▸ What is asked:
Beginning at the first line of the data, print each line exactly, stopping after the line that contains "(0,0) rectangle (638,479);".

begin Data block

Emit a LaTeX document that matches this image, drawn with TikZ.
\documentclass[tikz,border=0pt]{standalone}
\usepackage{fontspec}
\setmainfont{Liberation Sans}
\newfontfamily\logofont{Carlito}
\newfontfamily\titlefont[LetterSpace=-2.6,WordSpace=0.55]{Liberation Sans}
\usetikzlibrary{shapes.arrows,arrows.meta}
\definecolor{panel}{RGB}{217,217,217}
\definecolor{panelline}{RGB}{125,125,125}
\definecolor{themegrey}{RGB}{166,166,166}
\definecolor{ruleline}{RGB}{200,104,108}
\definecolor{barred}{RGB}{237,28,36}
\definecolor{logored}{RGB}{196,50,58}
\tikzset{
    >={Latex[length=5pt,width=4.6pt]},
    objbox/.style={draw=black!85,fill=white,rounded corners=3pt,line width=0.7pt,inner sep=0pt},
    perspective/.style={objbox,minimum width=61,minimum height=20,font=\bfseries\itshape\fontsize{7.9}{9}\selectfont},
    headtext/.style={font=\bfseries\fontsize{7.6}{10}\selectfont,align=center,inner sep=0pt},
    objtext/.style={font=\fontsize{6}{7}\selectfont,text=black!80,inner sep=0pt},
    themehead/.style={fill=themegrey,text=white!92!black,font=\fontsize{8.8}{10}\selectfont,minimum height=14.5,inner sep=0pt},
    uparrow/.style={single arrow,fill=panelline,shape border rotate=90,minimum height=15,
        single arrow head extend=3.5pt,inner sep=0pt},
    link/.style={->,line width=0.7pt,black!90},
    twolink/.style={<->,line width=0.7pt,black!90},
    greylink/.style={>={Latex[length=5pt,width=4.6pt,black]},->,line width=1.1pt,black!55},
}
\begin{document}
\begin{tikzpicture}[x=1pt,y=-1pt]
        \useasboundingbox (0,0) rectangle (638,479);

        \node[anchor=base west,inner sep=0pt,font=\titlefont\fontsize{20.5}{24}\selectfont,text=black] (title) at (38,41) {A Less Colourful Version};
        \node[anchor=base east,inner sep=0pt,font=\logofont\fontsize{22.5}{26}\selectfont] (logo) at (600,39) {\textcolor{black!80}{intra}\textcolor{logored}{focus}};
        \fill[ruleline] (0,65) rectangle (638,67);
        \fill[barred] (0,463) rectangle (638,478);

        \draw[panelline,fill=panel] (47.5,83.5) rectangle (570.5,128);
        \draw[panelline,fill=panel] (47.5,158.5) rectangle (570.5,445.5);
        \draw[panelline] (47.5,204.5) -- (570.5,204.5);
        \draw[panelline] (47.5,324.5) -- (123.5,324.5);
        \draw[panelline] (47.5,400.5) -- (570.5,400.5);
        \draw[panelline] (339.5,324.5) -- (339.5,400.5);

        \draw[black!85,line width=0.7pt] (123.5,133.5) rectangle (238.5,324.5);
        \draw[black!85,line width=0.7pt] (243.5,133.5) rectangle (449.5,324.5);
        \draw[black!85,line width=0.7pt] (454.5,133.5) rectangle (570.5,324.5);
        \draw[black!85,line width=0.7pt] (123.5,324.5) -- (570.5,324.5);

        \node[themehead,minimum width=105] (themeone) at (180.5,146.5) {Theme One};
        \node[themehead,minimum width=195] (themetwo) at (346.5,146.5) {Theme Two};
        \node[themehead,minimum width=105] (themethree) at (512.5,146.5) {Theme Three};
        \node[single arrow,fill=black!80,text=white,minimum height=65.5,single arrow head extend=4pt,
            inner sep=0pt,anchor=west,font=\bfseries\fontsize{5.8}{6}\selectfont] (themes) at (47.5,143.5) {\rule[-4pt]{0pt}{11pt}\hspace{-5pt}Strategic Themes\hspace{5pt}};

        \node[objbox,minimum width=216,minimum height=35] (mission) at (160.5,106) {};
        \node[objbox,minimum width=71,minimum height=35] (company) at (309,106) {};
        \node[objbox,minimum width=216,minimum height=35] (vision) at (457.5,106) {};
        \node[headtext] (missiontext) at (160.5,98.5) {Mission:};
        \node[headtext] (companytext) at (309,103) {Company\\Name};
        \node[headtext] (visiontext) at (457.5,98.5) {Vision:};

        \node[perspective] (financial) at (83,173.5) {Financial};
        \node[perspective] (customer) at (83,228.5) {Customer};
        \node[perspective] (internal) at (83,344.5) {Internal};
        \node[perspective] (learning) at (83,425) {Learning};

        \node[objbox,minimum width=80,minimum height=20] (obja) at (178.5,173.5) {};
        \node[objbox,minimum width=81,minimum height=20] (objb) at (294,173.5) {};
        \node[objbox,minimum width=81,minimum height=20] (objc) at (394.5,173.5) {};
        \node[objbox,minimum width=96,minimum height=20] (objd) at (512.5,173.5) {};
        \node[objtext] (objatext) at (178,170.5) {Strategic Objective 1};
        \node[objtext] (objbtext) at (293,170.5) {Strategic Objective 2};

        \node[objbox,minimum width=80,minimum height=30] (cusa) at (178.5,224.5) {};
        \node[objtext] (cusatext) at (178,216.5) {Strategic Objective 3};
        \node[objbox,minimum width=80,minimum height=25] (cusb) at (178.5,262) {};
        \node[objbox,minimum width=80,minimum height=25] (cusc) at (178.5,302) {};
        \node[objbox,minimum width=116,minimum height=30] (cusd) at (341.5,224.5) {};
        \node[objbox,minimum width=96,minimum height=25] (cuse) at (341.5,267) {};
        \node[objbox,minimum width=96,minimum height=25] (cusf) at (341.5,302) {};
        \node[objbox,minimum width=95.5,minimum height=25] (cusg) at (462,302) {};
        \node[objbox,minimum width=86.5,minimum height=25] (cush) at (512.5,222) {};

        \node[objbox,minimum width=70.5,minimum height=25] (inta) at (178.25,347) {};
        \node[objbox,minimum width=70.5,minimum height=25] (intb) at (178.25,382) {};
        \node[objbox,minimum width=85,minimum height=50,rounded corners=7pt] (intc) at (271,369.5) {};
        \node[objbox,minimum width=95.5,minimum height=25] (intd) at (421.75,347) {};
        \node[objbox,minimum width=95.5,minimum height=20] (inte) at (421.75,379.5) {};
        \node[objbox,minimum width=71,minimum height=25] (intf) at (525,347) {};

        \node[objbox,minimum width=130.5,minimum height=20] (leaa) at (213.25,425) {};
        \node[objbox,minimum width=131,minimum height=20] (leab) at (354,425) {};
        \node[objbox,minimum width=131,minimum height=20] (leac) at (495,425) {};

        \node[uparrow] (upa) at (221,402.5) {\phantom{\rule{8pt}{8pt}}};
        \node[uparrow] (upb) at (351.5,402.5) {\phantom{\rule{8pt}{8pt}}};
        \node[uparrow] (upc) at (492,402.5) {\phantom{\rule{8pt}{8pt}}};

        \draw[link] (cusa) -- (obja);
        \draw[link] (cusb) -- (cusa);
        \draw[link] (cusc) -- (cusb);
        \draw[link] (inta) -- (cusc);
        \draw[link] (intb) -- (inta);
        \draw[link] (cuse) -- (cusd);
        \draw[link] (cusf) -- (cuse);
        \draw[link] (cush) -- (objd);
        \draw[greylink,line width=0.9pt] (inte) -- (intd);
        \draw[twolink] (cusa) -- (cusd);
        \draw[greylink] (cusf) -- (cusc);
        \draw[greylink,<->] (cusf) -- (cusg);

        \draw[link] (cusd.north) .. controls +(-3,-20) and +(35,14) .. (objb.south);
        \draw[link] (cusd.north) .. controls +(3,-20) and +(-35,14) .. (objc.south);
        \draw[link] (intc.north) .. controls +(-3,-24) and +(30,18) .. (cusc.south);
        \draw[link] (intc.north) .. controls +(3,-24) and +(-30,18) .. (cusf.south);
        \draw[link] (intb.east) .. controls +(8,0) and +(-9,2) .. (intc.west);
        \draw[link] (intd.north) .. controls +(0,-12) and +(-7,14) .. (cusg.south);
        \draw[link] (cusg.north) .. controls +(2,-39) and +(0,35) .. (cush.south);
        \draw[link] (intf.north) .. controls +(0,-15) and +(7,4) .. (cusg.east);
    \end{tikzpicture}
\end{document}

end Data block

▸ Response to the task:
Emit a LaTeX document that matches this image, drawn with TikZ.
\documentclass[tikz,border=0pt]{standalone}
\usepackage{fontspec}
\setmainfont{Liberation Sans}
\newfontfamily\logofont{Carlito}
\newfontfamily\titlefont[LetterSpace=-2.6,WordSpace=0.55]{Liberation Sans}
\usetikzlibrary{shapes.arrows,arrows.meta}
\definecolor{panel}{RGB}{217,217,217}
\definecolor{panelline}{RGB}{125,125,125}
\definecolor{themegrey}{RGB}{166,166,166}
\definecolor{ruleline}{RGB}{200,104,108}
\definecolor{barred}{RGB}{237,28,36}
\definecolor{logored}{RGB}{196,50,58}
\tikzset{
    >={Latex[length=5pt,width=4.6pt]},
    objbox/.style={draw=black!85,fill=white,rounded corners=3pt,line width=0.7pt,inner sep=0pt},
    perspective/.style={objbox,minimum width=61,minimum height=20,font=\bfseries\itshape\fontsize{7.9}{9}\selectfont},
    headtext/.style={font=\bfseries\fontsize{7.6}{10}\selectfont,align=center,inner sep=0pt},
    objtext/.style={font=\fontsize{6}{7}\selectfont,text=black!80,inner sep=0pt},
    themehead/.style={fill=themegrey,text=white!92!black,font=\fontsize{8.8}{10}\selectfont,minimum height=14.5,inner sep=0pt},
    uparrow/.style={single arrow,fill=panelline,shape border rotate=90,minimum height=15,
        single arrow head extend=3.5pt,inner sep=0pt},
    link/.style={->,line width=0.7pt,black!90},
    twolink/.style={<->,line width=0.7pt,black!90},
    greylink/.style={>={Latex[length=5pt,width=4.6pt,black]},->,line width=1.1pt,black!55},
}
\begin{document}
\begin{tikzpicture}[x=1pt,y=-1pt]
        \useasboundingbox (0,0) rectangle (638,479);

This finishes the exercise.